Image: Glymphatic clearance. Neuroscience: Exploring the brain, 5th ed. 2025

This fluid washes the neurons of the brain and is then collected again in the perivascular space that surrounds the veins

• so the perivascular space around the venous capillaries acts in exactly the same way that the lymph vessels of the body collect waste lymph fluids (see box below).

From the perivascular space around the collecting veins, it is drained back into the cerebrospinal fluid of the subarachnoid space, but is kept separate by a membrane (the subarachnoid lymphatic-like membrane, or SLYM) before finally draining into the body’s lymphatic system, which collects debris and toxic metabolites from all the cells in our bodies.
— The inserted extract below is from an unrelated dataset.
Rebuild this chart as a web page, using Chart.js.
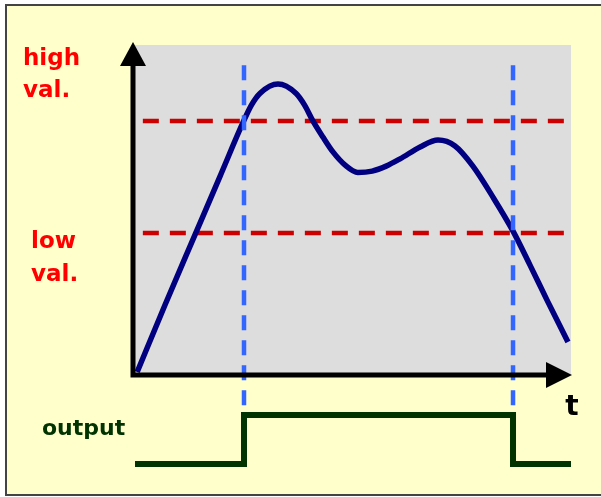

Nedergaard called this novel brain-washing machine the glial-lymphatic, or glymphatic system.

Lymphatic system of the body

The lymphatics of the body collect waste fluids that can't get back into the blood capillaries

• some small proteins and particulate can't easily diffuse back into the high-pressure environment of a blood capillary
• if they stayed there, they would increase the osmotic pressure of the tissue, trapping even more water and causing massive swelling (oedema)
• this is a relatively common problem when the lymphatic system doesn't function effectively e.g. after breast cancer surgery to remove axillary lymph nodes

The lymphatic system is a very low-pressure environment, making it the path of least resistance for excess fluid so it can be filtered by lymph nodes and eventually dumped back into the veins near the heart.

• this also acts as  a security system. By forcing a portion of the interstitial fluid through the lymphatic system, your body ensures that tissue fluid is constantly being sampled by your immune cells in the lymph nodes.